A great film when for when you’re in complete control over your ISO setting!
I’ve been wanting to try the Lomography Redscale XR 50-200 film for some time after seeing the stunning effects other Lomographers have managed to produce. However, I read that the effect only varies between different ISO settings, and at the moment the only film camera I have is the Sprocket Rocket which doesn’t allow you to set the ISO. Nevertheless, I went ahead and got myself a box to see what I could get from this film.
I’m very careful whenever using this film, that I only shoot in direct and bright sunlight. I did try some bulb settings (without the tripod) but most shots are done in the normal N mode using the cloudy aperture setting.
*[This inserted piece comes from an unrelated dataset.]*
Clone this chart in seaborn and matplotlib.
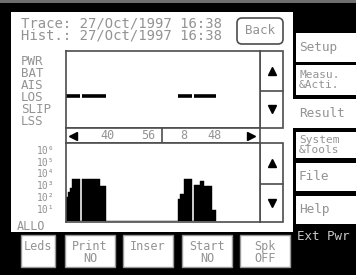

The results are not really good — many shots are really strong in contrast to the extent that the shadows are completely underexposed. Bulb shot turned out better though, but then again I didn’t expect them to be so gloomy even under bright daylight. I didn’t try a lot of double exposures for this roll, so I can’t comment on that.
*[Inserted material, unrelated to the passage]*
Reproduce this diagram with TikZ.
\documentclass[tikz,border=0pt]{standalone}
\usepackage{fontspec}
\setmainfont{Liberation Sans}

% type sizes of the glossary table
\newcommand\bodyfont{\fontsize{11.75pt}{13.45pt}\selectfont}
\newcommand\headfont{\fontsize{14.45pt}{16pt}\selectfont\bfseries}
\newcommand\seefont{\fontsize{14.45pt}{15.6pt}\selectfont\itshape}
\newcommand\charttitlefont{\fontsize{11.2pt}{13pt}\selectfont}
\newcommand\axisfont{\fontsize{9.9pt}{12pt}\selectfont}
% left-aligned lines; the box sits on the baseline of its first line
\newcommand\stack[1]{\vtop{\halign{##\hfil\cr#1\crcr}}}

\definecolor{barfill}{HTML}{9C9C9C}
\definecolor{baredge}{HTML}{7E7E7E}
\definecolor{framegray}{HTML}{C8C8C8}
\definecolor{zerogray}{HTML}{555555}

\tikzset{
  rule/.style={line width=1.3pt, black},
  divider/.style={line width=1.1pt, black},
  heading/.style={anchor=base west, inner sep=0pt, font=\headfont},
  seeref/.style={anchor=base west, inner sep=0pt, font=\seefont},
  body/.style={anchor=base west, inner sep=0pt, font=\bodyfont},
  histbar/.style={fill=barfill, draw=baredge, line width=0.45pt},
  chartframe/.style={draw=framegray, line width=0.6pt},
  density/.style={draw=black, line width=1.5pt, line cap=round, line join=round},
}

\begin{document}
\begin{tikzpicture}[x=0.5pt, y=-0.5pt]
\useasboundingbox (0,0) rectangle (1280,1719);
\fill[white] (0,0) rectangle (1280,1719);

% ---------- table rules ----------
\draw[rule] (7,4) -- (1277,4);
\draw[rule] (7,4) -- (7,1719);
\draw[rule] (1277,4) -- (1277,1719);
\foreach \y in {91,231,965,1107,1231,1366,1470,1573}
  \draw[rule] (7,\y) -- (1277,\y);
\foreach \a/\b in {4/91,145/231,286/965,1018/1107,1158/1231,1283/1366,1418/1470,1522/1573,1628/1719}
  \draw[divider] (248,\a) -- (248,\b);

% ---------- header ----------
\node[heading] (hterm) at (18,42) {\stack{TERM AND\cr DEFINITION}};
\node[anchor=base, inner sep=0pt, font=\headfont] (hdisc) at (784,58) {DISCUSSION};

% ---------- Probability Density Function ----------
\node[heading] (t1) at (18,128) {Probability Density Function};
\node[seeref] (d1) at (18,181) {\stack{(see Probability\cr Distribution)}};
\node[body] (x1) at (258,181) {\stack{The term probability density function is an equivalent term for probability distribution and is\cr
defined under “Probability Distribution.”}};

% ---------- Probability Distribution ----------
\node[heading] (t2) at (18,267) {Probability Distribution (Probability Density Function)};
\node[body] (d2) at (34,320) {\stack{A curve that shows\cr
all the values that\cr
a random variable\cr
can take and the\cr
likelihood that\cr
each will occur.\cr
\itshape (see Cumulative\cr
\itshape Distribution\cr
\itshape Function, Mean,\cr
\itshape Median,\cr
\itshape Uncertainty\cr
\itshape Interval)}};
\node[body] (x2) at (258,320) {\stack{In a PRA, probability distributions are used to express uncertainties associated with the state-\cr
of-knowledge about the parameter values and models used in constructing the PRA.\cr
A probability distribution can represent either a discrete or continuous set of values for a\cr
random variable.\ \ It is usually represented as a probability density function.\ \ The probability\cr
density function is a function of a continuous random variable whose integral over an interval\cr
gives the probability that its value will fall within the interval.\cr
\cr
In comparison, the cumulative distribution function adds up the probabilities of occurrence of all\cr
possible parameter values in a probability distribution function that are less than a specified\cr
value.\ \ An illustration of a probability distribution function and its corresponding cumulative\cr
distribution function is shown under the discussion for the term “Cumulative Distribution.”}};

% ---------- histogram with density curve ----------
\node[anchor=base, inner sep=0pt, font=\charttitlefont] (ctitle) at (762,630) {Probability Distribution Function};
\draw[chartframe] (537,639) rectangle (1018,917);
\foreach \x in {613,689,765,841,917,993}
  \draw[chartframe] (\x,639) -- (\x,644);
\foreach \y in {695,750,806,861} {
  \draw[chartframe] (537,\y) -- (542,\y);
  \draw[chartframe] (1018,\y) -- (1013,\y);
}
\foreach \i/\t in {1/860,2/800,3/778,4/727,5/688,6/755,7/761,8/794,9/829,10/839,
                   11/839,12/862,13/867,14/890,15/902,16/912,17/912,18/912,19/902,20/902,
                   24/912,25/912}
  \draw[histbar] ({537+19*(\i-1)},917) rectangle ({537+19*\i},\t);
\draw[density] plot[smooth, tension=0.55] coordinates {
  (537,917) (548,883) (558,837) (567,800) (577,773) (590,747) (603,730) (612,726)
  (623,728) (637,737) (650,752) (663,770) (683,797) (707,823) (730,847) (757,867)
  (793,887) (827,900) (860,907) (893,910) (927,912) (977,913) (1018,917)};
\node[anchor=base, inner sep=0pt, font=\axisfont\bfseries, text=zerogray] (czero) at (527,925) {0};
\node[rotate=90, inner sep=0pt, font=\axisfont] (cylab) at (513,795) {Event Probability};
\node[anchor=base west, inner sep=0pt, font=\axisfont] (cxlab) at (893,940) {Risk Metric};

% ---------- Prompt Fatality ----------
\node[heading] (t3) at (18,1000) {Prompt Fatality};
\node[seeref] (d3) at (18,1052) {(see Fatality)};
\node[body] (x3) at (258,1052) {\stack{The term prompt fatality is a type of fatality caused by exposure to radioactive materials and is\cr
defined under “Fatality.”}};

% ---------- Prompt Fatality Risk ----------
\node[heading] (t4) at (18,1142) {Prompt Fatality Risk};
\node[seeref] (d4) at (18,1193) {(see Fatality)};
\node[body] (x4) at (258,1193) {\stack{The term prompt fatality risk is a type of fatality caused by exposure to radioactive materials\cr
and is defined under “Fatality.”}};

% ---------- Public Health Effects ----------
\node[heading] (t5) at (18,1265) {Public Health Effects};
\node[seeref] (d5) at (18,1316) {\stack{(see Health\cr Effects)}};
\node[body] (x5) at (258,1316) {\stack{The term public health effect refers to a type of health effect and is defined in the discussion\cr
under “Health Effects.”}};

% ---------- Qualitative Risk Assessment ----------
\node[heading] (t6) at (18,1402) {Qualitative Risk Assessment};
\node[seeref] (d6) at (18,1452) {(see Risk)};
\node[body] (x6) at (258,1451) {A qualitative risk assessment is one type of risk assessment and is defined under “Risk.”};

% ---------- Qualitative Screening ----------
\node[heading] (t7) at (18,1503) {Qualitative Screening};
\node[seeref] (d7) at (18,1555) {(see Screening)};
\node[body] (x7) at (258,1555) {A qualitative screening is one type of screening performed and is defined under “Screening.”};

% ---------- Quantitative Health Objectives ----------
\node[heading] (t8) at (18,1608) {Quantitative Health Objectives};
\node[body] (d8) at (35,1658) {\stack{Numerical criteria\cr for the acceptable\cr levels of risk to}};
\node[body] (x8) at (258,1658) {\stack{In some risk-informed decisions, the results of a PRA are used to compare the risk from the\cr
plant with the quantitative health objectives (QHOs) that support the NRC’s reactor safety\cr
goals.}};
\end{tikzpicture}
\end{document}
Subsequently, I loaned a Nikon FM2 from my college photography lab as it can control the ISO settings. As it is a really good professional SLR camera, I had complete control over all the settings and I love how this time I can try every ISO speed from 25 to 200. The results – when I got them back from the lab – were stunning!
The photos at a low ISO are in a retro, sepia-ish tone, and the details, shadows, highlights are great. I’m totally pleased with the film – It adds a very pleasant warm hue to my photo collections!
I guess I will keep the last film to be used on another camera that can control the ISO setting. Using it with the Sprocket Rocket really limits this film’s capabilities, but I guess if I had a tripod with me, then it might be a different story. In conclusion, using this Redscale XR 50-200 film with the appropriate camera will yield fantastic results, especially in the lower ISO region!